Friday, September 22, 2006

Sign Me Up

I’m puzzling over an aspect of human nature I don’t understand. What causes people, I include myself, to care about something strongly enough to get involved, to actually spend time and effort on it?

This is on my mind because right now I am struggling to put together a large event for a non-profit off-leash dog park I am involved in with only a handful of people helping at all and many of them in very limited ways. What’s puzzling to me is that every time I am at the dog park, I have at least one conversation with someone who talks about how great the park is, how much they value being able to go there with their dog, and, yet, most of the time, these people are not even members of the support group, much less volunteers.

Please don’t misunderstand my position. I am not feeling any judgment about why these people feel the way they do and act the way they do. This example is only what got me to thinking about the issues.

My reasons for being involved with the group seem to me to be a fair bit about self-interest. First of all, my very high-energy dog requires a lot of exercise.
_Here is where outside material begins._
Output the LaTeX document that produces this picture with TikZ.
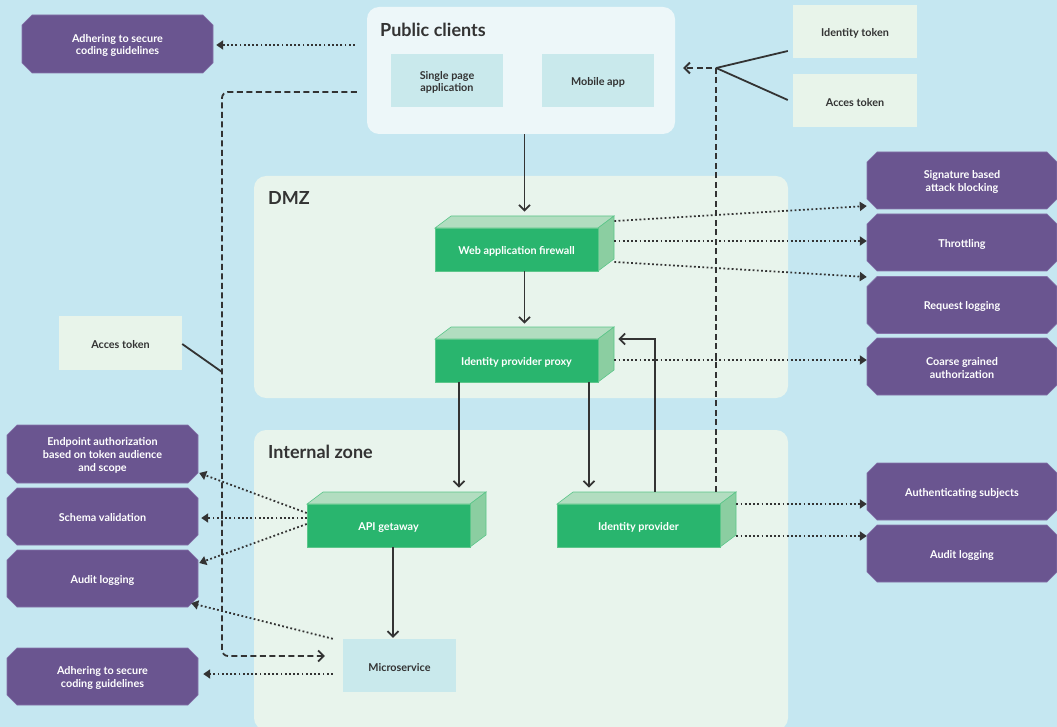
\documentclass[tikz,border=0pt]{standalone}
\usepackage{fontspec}
\setmainfont{Lato}
\usetikzlibrary{arrows.meta,calc}
\definecolor{bg}{HTML}{C5E7F1}
\definecolor{zonepc}{HTML}{EDF7F9}
\definecolor{zonein}{HTML}{E8F4EC}
\definecolor{lightbox}{HTML}{C9E9EC}
\definecolor{tokbox}{HTML}{E8F4EA}
\definecolor{purp}{HTML}{6A5590}
\definecolor{purpedge}{HTML}{8674AA}
\definecolor{gfront}{HTML}{29B56E}
\definecolor{gtop}{HTML}{B2DDC0}
\definecolor{gside}{HTML}{8BCEA1}
\definecolor{gedge}{HTML}{5CC68A}
\definecolor{ink}{HTML}{333333}
\newcommand\gbox[4]{%
  \fill[gtop, draw=gedge, line width=0.6pt] ({#2-81.5},{#3-21.5}) -- ++(16,-12) -- ++(163,0) -- ++(-16,12) -- cycle;
  \fill[gside, draw=gedge, line width=0.6pt] ({#2+81.5},{#3-21.5}) -- ++(16,-12) -- ++(0,43) -- ++(-16,12) -- cycle;
  \node[gbx] (#1) at (#2,#3) {};
  \node[gtxt] (#1-t) at (#1) {#4};
}
\newcommand\octo[6]{%
  \fill[purp, draw=purpedge, line width=0.6pt]
    ({#2-#4/2+10},{#3-#5/2}) -- ({#2+#4/2-10},{#3-#5/2}) -- ({#2+#4/2},{#3-#5/2+10}) --
    ({#2+#4/2},{#3+#5/2-10}) -- ({#2+#4/2-10},{#3+#5/2}) -- ({#2-#4/2+10},{#3+#5/2}) --
    ({#2-#4/2},{#3+#5/2-10}) -- ({#2-#4/2},{#3-#5/2+10}) -- cycle;
  \node[inner sep=0, minimum width=#4pt, minimum height=#5pt] (#1) at (#2,#3) {};
  \node[ptxt] (#1-t) at (#1) {#6};
}
\newcommand\lb[6]{% name, fill, cx, cy, w, h ; text via \lbt
  \node[fill=#2, inner sep=0, minimum width=#5pt, minimum height=#6pt] (#1) at (#3,#4) {};
}
\begin{document}
\begin{tikzpicture}[x=1pt,y=-1pt,
  zone/.style={fill=#1, rounded corners=12pt, inner sep=0},
  ztitle/.style={anchor=base west, text=ink, font=\fontsize{18}{21}\selectfont\bfseries, inner sep=0},
  ltxt/.style={text=ink, font=\fontsize{10.8}{12.8}\selectfont\bfseries, align=center, inner sep=0, yshift=-1.8pt},
  gbx/.style={fill=gfront, draw=gedge, line width=0.6pt, minimum width=163pt, minimum height=43pt, inner sep=0},
  gtxt/.style={text=white, font=\fontsize{10.8}{12.8}\selectfont\bfseries, inner sep=0, yshift=-1.8pt},
  ptxt/.style={text=white, font=\fontsize{10.8}{12.9}\selectfont\bfseries, align=center, inner sep=0, yshift=-1.5pt},
  conn/.style={draw=ink, line width=1.8pt, -{Straight Barb[length=5.5pt,width=11pt]}},
  dotconn/.style={draw=ink, line width=1.8pt, dash pattern=on 1.8pt off 2.4pt, -{Triangle[length=7pt,width=9pt]}},
  dashconn/.style={draw=ink, line width=1.8pt, dash pattern=on 6pt off 3.5pt},
  plain/.style={draw=ink, line width=1.8pt}
]
\useasboundingbox[fill=bg] (0,0) rectangle (1057,727);

% zones
\node[zone=zonepc, minimum width=308pt, minimum height=127pt] (pc) at (521,70.5) {};
\node[ztitle] (pct) at (380,36.5) {Public clients};
\node[zone=zonein, minimum width=534pt, minimum height=222pt] (dmz) at (521,287) {};
\node[ztitle] (dmzt) at (268,204.5) {DMZ};
\node[zone=zonein, minimum width=534pt, minimum height=300pt] (iz) at (521,580) {};
\node[ztitle] (izt) at (268,458.5) {Internal zone};

% light boxes
\lb{spa}{lightbox}{447}{80.5}{112}{53}   \node[ltxt] (spa-t) at (spa) {Single page\\application};
\lb{mob}{lightbox}{598}{80.5}{112}{53}   \node[ltxt] (mob-t) at (mob) {Mobile app};
\lb{ms}{lightbox}{399.5}{665.5}{113}{53} \node[ltxt] (ms-t) at (ms) {Microservice};
\lb{idt}{tokbox}{855}{31.5}{124}{53}     \node[ltxt] (idt-t) at (idt) {Identity token};
\lb{at2}{tokbox}{855}{100.5}{124}{53}    \node[ltxt] (at2-t) at (at2) {Acces token};
\lb{at3}{tokbox}{120.5}{343}{123}{54}    \node[ltxt] (at3-t) at (at3) {Acces token};

% green boxes
\gbox{waf}{516.5}{249.5}{Web application firewall}
\gbox{prx}{516.5}{360.5}{Identity provider proxy}
\gbox{api}{388.5}{525.5}{API getaway}
\gbox{idp}{638.5}{525.5}{Identity provider}

% purple boxes
\octo{adh1}{117.5}{44}{191}{58}{Adhering to secure\\coding guidelines}
\octo{sig}{962}{180.5}{190}{57}{Signature based\\attack blocking}
\octo{thr}{962}{242.5}{190}{57}{Throttling}
\octo{req}{962}{305}{190}{57}{Request logging}
\octo{coa}{962}{366.5}{190}{57}{Coarse grained\\authorization}
\octo{auth}{962}{491.5}{190}{57}{Authenticating subjects}
\octo{audr}{962}{553.5}{190}{57}{Audit logging}
\octo{endp}{102.5}{454}{191}{58}{Endpoint authorization\\based on token audience\\and scope}
\octo{sch}{102.5}{516.5}{191}{57}{Schema validation}
\octo{audl}{102.5}{578.5}{191}{57}{Audit logging}
\octo{adh2}{102.5}{676.5}{191}{57}{Adhering to secure\\coding guidelines}

% solid connectors
\coordinate (waftop) at ($(waf.north)+(8,-16)$);
\draw[conn] (pc.south -| waftop) -- (waftop);
\coordinate (prxtop) at ($(prx.north)+(8,-15)$);
\draw[conn] (waf.south -| prxtop) -- (prxtop);
\coordinate (apitop) at ($(api.north)+(0,-16)$);
\draw[conn] ($(prx.south)+(-57.5,0)$) coordinate (a1) -- (a1 |- apitop);
\draw[conn] ($(prx.south)+(72.5,0)$) coordinate (a2) -- (a2 |- apitop);
\draw[conn] ($(idp.north)+(16.5,-12)$) |- ($(prx.east)+(20,-21.5)$);
\draw[conn] ($(api.south)+(4.5,0)$) coordinate (a3) -- ($(a3 |- ms.north)+(0,-1)$);

% dashed connectors
\coordinate (tokj) at ($(pc.east)+(41,-2.5)$);
\draw[dashconn, -{Straight Barb[length=5.5pt,width=11pt]}] ($(idp.north)+(77.5,-12)$) |- ($(pc.east)+(8,-2.5)$);
\draw[plain] (tokj) -- ($(idt.west)+(-5,19.5)$);
\draw[plain] (tokj) -- ($(at2.west)+(-5,-0.5)$);
\coordinate (dl) at (222,92);
\coordinate (db) at (222,656);
\draw[dashconn, rounded corners=6pt, -{Straight Barb[length=5.5pt,width=11pt]}] ($(pc.west)+(-10,21.5)$) -- (dl) -- (db) -- ($(ms.west)+(-18,-9.5)$);
\draw[plain] ($(at3.east)+(0,1)$) -- (222,372);

% dotted connectors
\draw[dotconn] ($(pc.west)+(-12,-25.5)$) -- ($(adh1.east)+(3,1)$);
\draw[dotconn] ($(waf.east)+(16,-28.5)$) -- ($(sig.west)+(0,25.5)$);
\draw[dotconn] ($(waf.east)+(16,-8.5)$) -- ($(thr.west)+(0,-1.5)$);
\draw[dotconn] ($(waf.east)+(16,12.5)$) -- ($(req.west)+(0,-28)$);
\draw[dotconn] ($(prx.east)+(16,-0.5)$) -- ($(coa.west)+(0,-6.5)$);
\draw[dotconn] ($(idp.east)+(16,-21.5)$) -- ($(auth.west)+(0,12.5)$);
\draw[dotconn] ($(idp.east)+(16,10.5)$) -- ($(audr.west)+(0,-17.5)$);
\draw[dotconn] ($(api.west)+(0,-12.5)$) -- ($(endp.east)+(1,19)$);
\draw[dotconn] ($(api.west)+(0,-7.5)$) -- ($(sch.east)+(3,1.5)$);
\draw[dotconn] ($(api.west)+(0,-1.5)$) -- ($(audl.east)+(1,-15.5)$);
\draw[dotconn] ($(ms.north west)+(-10,0)$) -- ($(audl.south east)+(-7,-4)$);
\draw[dotconn] ($(ms.west)+(-10,8.5)$) -- ($(adh2.east)+(5,-2.5)$);
\end{tikzpicture}
\end{document}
When he was a puppy, I surely would have gone insane had it not been for the off-leash dog park that opened not far from our house. We took him three times a day until he was about a year and half. Then, we were able to taper him down to two times a day. He is six now and one 45-minute run suffices if I supplement it with a half hour on-leash walk at night, but he is always eager to go back to the dog park on the days we do take a second trip.

So, working to maintain and promote off-leash dog parks has been a great personal benefit to me. Further, during a period when we moved three times in five years for my husband’s career, becoming involved in the off-leash dog parks in the new areas helped us make friends. Dog people make great friends.

Then I think about all the other things I believe in, many of them passionately, with some of them, I even believe I should become involved. Bringing about political change in this country since I hate the way it is going right now, domestic and/or sexual violence against women and children, the hospice movement, bringing new kinds of education into our schools, the list goes on quite a ways. Many of these things would seem on the face of them to be more important than the cause I am involved in. I think about these issues, and sometimes I even think about becoming involved in them, but that is as far as the impulse goes.

Perhaps it is because, to me, dogs represent pure innocence and love, and yet are regarded mostly as chattel in our world. Their senses and what they know and value, so much better than ours in some ways, are so alien that they are totally discounted by much of human society. And, against us human beings, like so much of the world, they are defenseless.

Perhaps some of the other issues I care about seem too global, too overwhelming, too much like dashing myself against a rock. Perhaps these other issues are so painful I must keep my distance in order to stay whole. This one little local issue, off-leash dog parks, is one where I know my efforts can make a visible difference, and where I can bear it most of the time.

So, for other people, what groups, what causes, what efforts they make in the community, shaped as they are by that person’s experiences, needs, etc., can be completely different from my own or anyone else’s. I guess I am OK with that. There seem to be enough causes to go around.